By Katie Wagner, Staff Writer
Six Princeton University juniors will spend the summer interning at federal departments and agencies.
These 2008 Scholars in the Nation’s Service at Princeton were selected by the Woodrow Wilson School of Public and International Affairs from applicants interested in pursuing careers in the federal government.
In addition to participating in the internships, the students will be required to take specific public policy courses during their final three semesters as undergraduates, work for a government department or agency for two years following graduation and enroll in the Woodrow Wilson School’s two-year master in public affairs program after completing their two years of federal government service.

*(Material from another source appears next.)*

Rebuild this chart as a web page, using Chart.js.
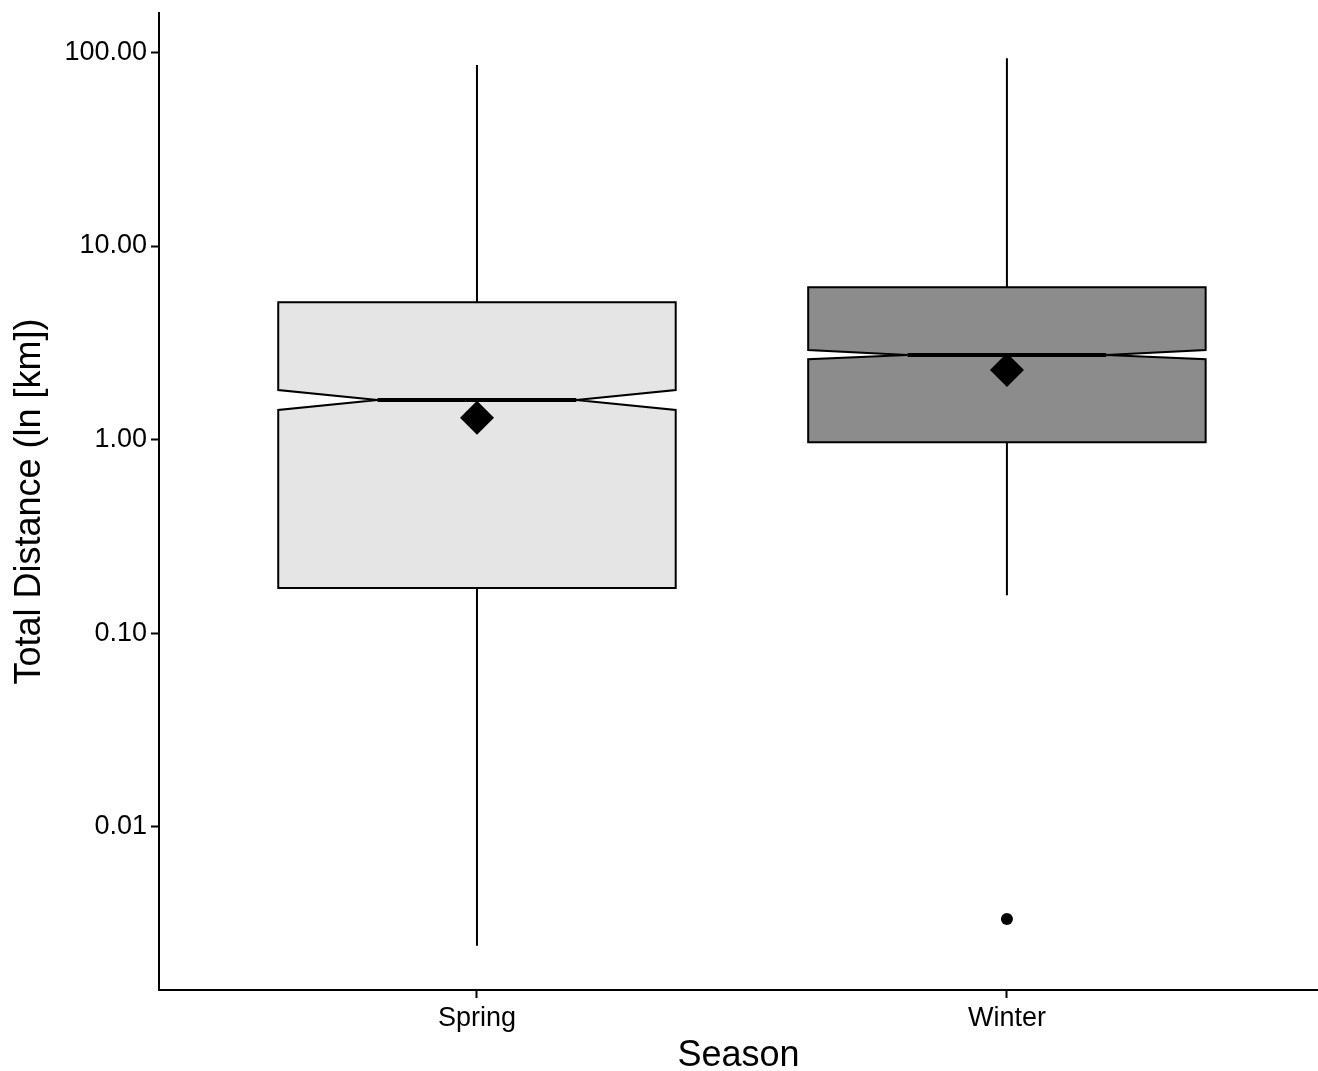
<!DOCTYPE html>
<html>
<head>
<meta charset="utf-8">
<script src="https://cdn.jsdelivr.net/npm/chart.js@4/dist/chart.umd.min.js"></script>
<style>
  html, body { margin: 0; padding: 0; background: #ffffff; overflow: hidden; }
  #wrap { width: 1318px; height: 1071px; position: relative; }
</style>
</head>
<body>
<div id="wrap"><canvas id="c"></canvas></div>
<script>
// ---- Data ----
const categories   = ['Spring', 'Winter'];
const whiskerLow   = [0.00243, 0.157];
const q1           = [0.171, 0.968];
const median       = [1.60, 2.735];
const q3           = [5.12, 6.12];
const whiskerHigh  = [86.1, 93.2];
const notchLow     = [1.422, 2.599];
const notchHigh    = [1.804, 2.903];
const means        = [1.297, 2.288];
const outliers     = [[], [0.00334]];
const boxFills     = ['#E5E5E5', '#8C8C8C'];

const yTickValues  = [0.01, 0.1, 1, 10, 100];
const yTickLabels  = ['0.01', '0.10', '1.00', '10.00', '100.00'];
const yTitle       = 'Total Distance (ln [km])';
const xTitle       = 'Season';

const FONT = '"Liberation Sans", Arial, Helvetica, sans-serif';
const BOX_WIDTH = 0.75;   // in category units
const NOTCH_WIDTH = 0.5;  // fraction of box width

const meanPoints = means.map((m, i) => ({ x: i + 1, y: m }));
const outlierPoints = [];
outliers.forEach((arr, i) => arr.forEach(v => outlierPoints.push({ x: i + 1, y: v })));

const boxPlugin = {
  id: 'notchedBoxes',
  beforeDatasetsDraw(chart) {
    const { ctx, chartArea, scales: { x, y } } = chart;
    ctx.save();
    ctx.beginPath();
    ctx.rect(chartArea.left, chartArea.top, chartArea.right - chartArea.left, chartArea.bottom - chartArea.top);
    ctx.clip();
    categories.forEach((cat, i) => {
      const c = x.getPixelForValue(i + 1);
      const l = x.getPixelForValue(i + 1 - BOX_WIDTH / 2);
      const r = x.getPixelForValue(i + 1 + BOX_WIDTH / 2);
      const nl = x.getPixelForValue(i + 1 - BOX_WIDTH * NOTCH_WIDTH / 2);
      const nr = x.getPixelForValue(i + 1 + BOX_WIDTH * NOTCH_WIDTH / 2);
      const yQ1 = y.getPixelForValue(q1[i]);
      const yQ3 = y.getPixelForValue(q3[i]);
      const yMed = y.getPixelForValue(median[i]);
      const yNL = y.getPixelForValue(notchLow[i]);
      const yNH = y.getPixelForValue(notchHigh[i]);
      const yWL = y.getPixelForValue(whiskerLow[i]);
      const yWH = y.getPixelForValue(whiskerHigh[i]);

      ctx.strokeStyle = '#000000';
      ctx.lineWidth = 2;
      ctx.lineCap = 'butt';
      // whiskers
      ctx.beginPath();
      ctx.moveTo(c, yQ3); ctx.lineTo(c, yWH);
      ctx.moveTo(c, yQ1); ctx.lineTo(c, yWL);
      ctx.stroke();

      // notched box
      ctx.beginPath();
      ctx.moveTo(l, yQ3);
      ctx.lineTo(r, yQ3);
      ctx.lineTo(r, yNH);
      ctx.lineTo(nr, yMed);
      ctx.lineTo(r, yNL);
      ctx.lineTo(r, yQ1);
      ctx.lineTo(l, yQ1);
      ctx.lineTo(l, yNL);
      ctx.lineTo(nl, yMed);
      ctx.lineTo(l, yNH);
      ctx.closePath();
      ctx.fillStyle = boxFills[i];
      ctx.fill();
      ctx.lineJoin = 'miter';
      ctx.stroke();

      // median
      ctx.beginPath();
      ctx.lineWidth = 4;
      ctx.moveTo(nl, yMed);
      ctx.lineTo(nr, yMed);
      ctx.stroke();
    });
    ctx.restore();
  }
};

const tickFont = { family: FONT, size: 27 };
const titleFont = { family: FONT, size: 36, lineHeight: 1 };

new Chart(document.getElementById('c'), {
  type: 'scatter',
  data: {
    datasets: [
      {
        label: 'Outliers',
        data: outlierPoints,
        pointStyle: 'circle',
        pointRadius: 6,
        pointBackgroundColor: '#000000',
        pointBorderWidth: 0,
        borderColor: '#000000',
        showLine: false
      },
      {
        label: 'Mean',
        data: meanPoints,
        pointStyle: 'rectRot',
        pointRadius: 17,
        pointBackgroundColor: '#000000',
        pointBorderWidth: 0,
        borderColor: '#000000',
        showLine: false
      }
    ]
  },
  options: {
    responsive: true,
    maintainAspectRatio: false,
    animation: false,
    devicePixelRatio: 1,
    layout: { autoPadding: false, padding: { top: 13, left: 0, right: 0, bottom: 0 } },
    plugins: {
      legend: { display: false },
      tooltip: { enabled: false }
    },
    scales: {
      x: {
        type: 'linear',
        min: 0.4,
        max: 2.587,
        afterBuildTicks: s => { s.ticks = categories.map((c, i) => ({ value: i + 1 })); },
        afterFit: s => { s.height = 81; s.paddingLeft = 0; s.paddingRight = 0; },
        ticks: {
          callback: v => categories[Math.round(v) - 1],
          font: tickFont,
          color: '#000000',
          padding: 4,
          autoSkip: false,
          maxRotation: 0
        },
        grid: { drawOnChartArea: false, drawTicks: true, tickLength: 8, tickColor: '#000000', tickWidth: 2 },
        border: { display: true, color: '#000000', width: 2 },
        title: { display: true, text: xTitle, font: titleFont, color: '#000000', padding: { top: 0, bottom: -3 } }
      },
      y: {
        type: 'logarithmic',
        min: 0.001435,
        max: 159.8,
        afterBuildTicks: s => { s.ticks = yTickValues.map(v => ({ value: v })); },
        afterFit: s => { s.width = 159; s.paddingTop = 0; s.paddingBottom = 0; },
        ticks: {
          callback: v => yTickLabels[yTickValues.indexOf(v)],
          font: tickFont,
          color: '#000000',
          padding: 4,
          autoSkip: false
        },
        grid: { drawOnChartArea: false, drawTicks: true, tickLength: 8, tickColor: '#000000', tickWidth: 2 },
        border: { display: true, color: '#000000', width: 2 },
        title: { display: true, text: yTitle, font: titleFont, color: '#000000', padding: { top: 12, bottom: 0 } }
      }
    }
  },
  plugins: [boxPlugin]
});
</script>
</body>
</html>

The students undergraduate work and activities will be funded by individual donors to the program, while their graduate work and education will be funded by the Robertson Foundation, a supporting organization of the university that resulted from a 1961 donation of $35 million in shares of the Great Atlantic and Pacific Tea Co. from Marie Robertson for expanding and supporting the Woodrow Wilson School’s graduate program.
This spring, five students from other colleges will receive similar Robertson Foundation scholarships to enroll in the Woodrow Wilson School’s two-year master in public affairs program. These scholarships will also provide opportunities for two-year federal government jobs.
The Woodrow Wilson School and the Partnership for Public Service, a Washington D.C.-based, nonpartisan, nonprofit organization, work with recipients of the scholarships to match their skills with their summer internships and two-year jobs with the federal government.
The first recipients of the scholarships began their federal government internships last summer, working for the State Department’s Office of International Health and Biodefense, the State Department’s Bureau of Near Eastern Affairs, the Naval Forces-Japan, the State Department’s Western Hemisphere Affairs office and the State Department’s Bureau of East Asian and Pacific Affairs, and the Office of Asian and Pacific Security Affairs at the Department of Defense.
The locations of the 2007 scholars’ two-year federal service jobs and 2008 scholars’ internships are still being determined and will be announced “in the near future,” according to Steve Barnes, a spokesman for the Woodrow Wilson School.
The 2008 scholarship recipients include:
• Cynthia Barmore, a Woodrow Wilson School major who hopes to enter into foreign service or the Peace Corps;
• Shannon Brink, a Woodrow Wilson School major who has ambitions to work for the U.S. Agency for International Development or the foreign service in Latin America;
• Michael Konialian, a mechanical and aerospace engineering major earning a Woodrow Wilson School certificate who hopes to work as a policy staff member at NASA or the White House;
• Emily Norris, a Woodrow Wilson School major, who studies Middle East issues;
• Brendan Reilly, a politics major who is interested in working at the Defense Department or State Department or at the Defense Intelligence Agency; and
• Michael Shapiro, a Woodrow Wilson School major who would like to work in the Federal Reserve Bank of Boston, at the Department of Health and Human Services or on Capitol Hill.
According to a news release from the university, the scholarship program provides a mechanism for following the mission of the Robertson Foundation in that it encourages scholars to specifically pursue careers in those areas of the federal government that are concerned with international relations and affairs.
Plaintiffs in pending litigation against the university, who are Robertson family trustees on the Robertson Foundation Board, believe the scholarship program does not go far enough in training Woodrow Wilson graduate students for positions in federal government departments. The current Robertson family trustees and other plaintiffs are claiming that the foundation’s funds should be limited to a vocational program designed for the sole purpose of training students for positions in federal departments that students should fill upon graduation.